In early 1845, women and children from the Pittsburgh and Allegheny City mills left their jobs, demanding a ten-hour workday and a living wage. Many held out for nearly a month, but then, desperate to earn enough for survival, some reluctantly returned to work. To keep their cause alive, some of the more committed women picked up axes and stormed the doors of the local cotton factories to drive away the returned workers and the guards who stood nearby to protect company property.

Within a few weeks, however, public opinion turned decidedly against the striking women, and company thugs were regularly beating those who tried to break machines or burn the gates surrounding each of the company sites. Worn down, more women returned to work, but when company managers cut wages for spinners and weavers, they left their machines once again.

In September, hundreds of factory girls and male supporters from Allegheny City and Pittsburgh marched on the Blackstock mill, one of the largest in the areas. There, the women broke down the factory's pine gates and forcibly expelled the "scab girls" as the male auxiliary stood by to keep the police at bay. The "Battle of Blackstock's Factory," raised the striking workers' spirits, but helped turn the middle-class citizens of Pittsburgh, who were shocked by such unladylike behavior, against them.

The strike lasted nearly six months before it finally ended in failure. The women's actions in western Pennsylvania, however, drew national attention. Soon, workers' associations across Pennsylvania and their allies in New York and New England cities joined together in a campaign for the passage of state laws to meet the demands that their strike had not achieved.

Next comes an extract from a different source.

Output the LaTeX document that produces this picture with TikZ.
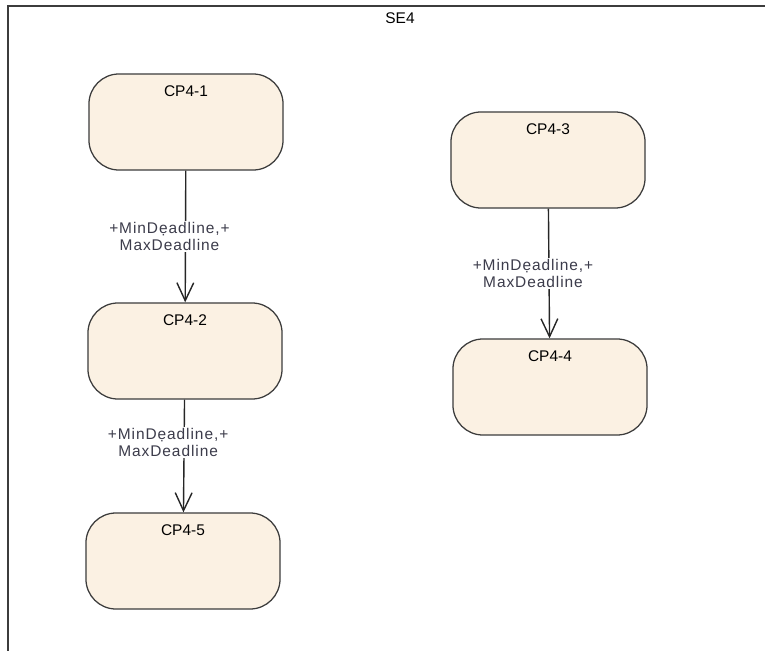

Their efforts paid off in 1848 when the Pennsylvania legislature passed a bill that prohibited employers from requiring more than ten hours of work a day. The law, however, was soon undermined when the lobbying businessmen convinced the legislature to amend the act to permit workers to sign separate agreements with any employer to work more than ten hours a day. In effect, workers would be left to convince each other to adhere to the ten-hour day law, a situation that opened the door for disagreements among workers at numerous textile manufacturing sites across the state.